Larkin Grimm isn't from anywhere. On MySpace, the 27-year old psych-folk musical vagabond claims First City, The Universe, Antarctica as her hometown.
Grimm, 27, was born into a wayfaring family. Her parents were members of a religious commune devoted to spiritual and environmental healing. They moved to the Appalachian Mountains when Grimm was 6 so her father could learn the traditions of old-time fiddle.
So it's no surprise that Grimm's music is one part New Age, one part old time. Her 2008 album, Parplar, includes an eastern mantra ("Durge") set to the melodrama of a somber guitar and screeching violin. The same album features a banjo and fiddle interpretation of an Americana folk standard ("Fall on My Knees").
This set of acoustic tracks largely fits the eccentric vocal styles and exotic arrangements of freak-folk, the musical movement forged earlier this decade by Joanna Newsom and Devendra Banhart.
Grimm's record label, the New York-based, avant-garde Young God, emphasizes her social deviance as an expression of artistic brilliance.
Her biography is a heavy, sometimes suffocating presence in her work. She's described as an anarchist and radical environmentalist. She dropped out of Yale to hitchhike across Alaska because the elitism of higher education disgusted her.
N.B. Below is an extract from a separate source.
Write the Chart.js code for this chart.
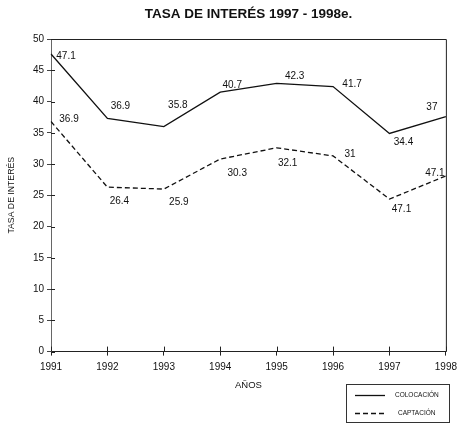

Online, Grimm invites the kids she befriended as a young child living in a religious commune to contact her. "I am trying to find out what happened to the other kids and whether any of you still have your magickal powers," she writes.
At its weakest, Grimm's music suffers from self-indulgence. Sexuality is a fixation. On "Blonde and Golden Johns" she boasts prowess ("these lips have wrapped around some things more delicious than the songs I sing"). But that's tempered by a brooding sense of physical degradation ("I've been penetrated so I'm welcome everywhere I go").
At their best, Grimm's songs reflect her spiritual orientation. They're channels of psychic energy in various stages of healing and destruction. "They Were Wrong" shreds the optimism and reinforces the power of darkness. "All the Pleasures in the World" frames the natural beauty resting outside the walls in which we live.
Grimm is one-of-a-kind, a roaming artist ready to reside in Madison for a few hours next Tuesday night.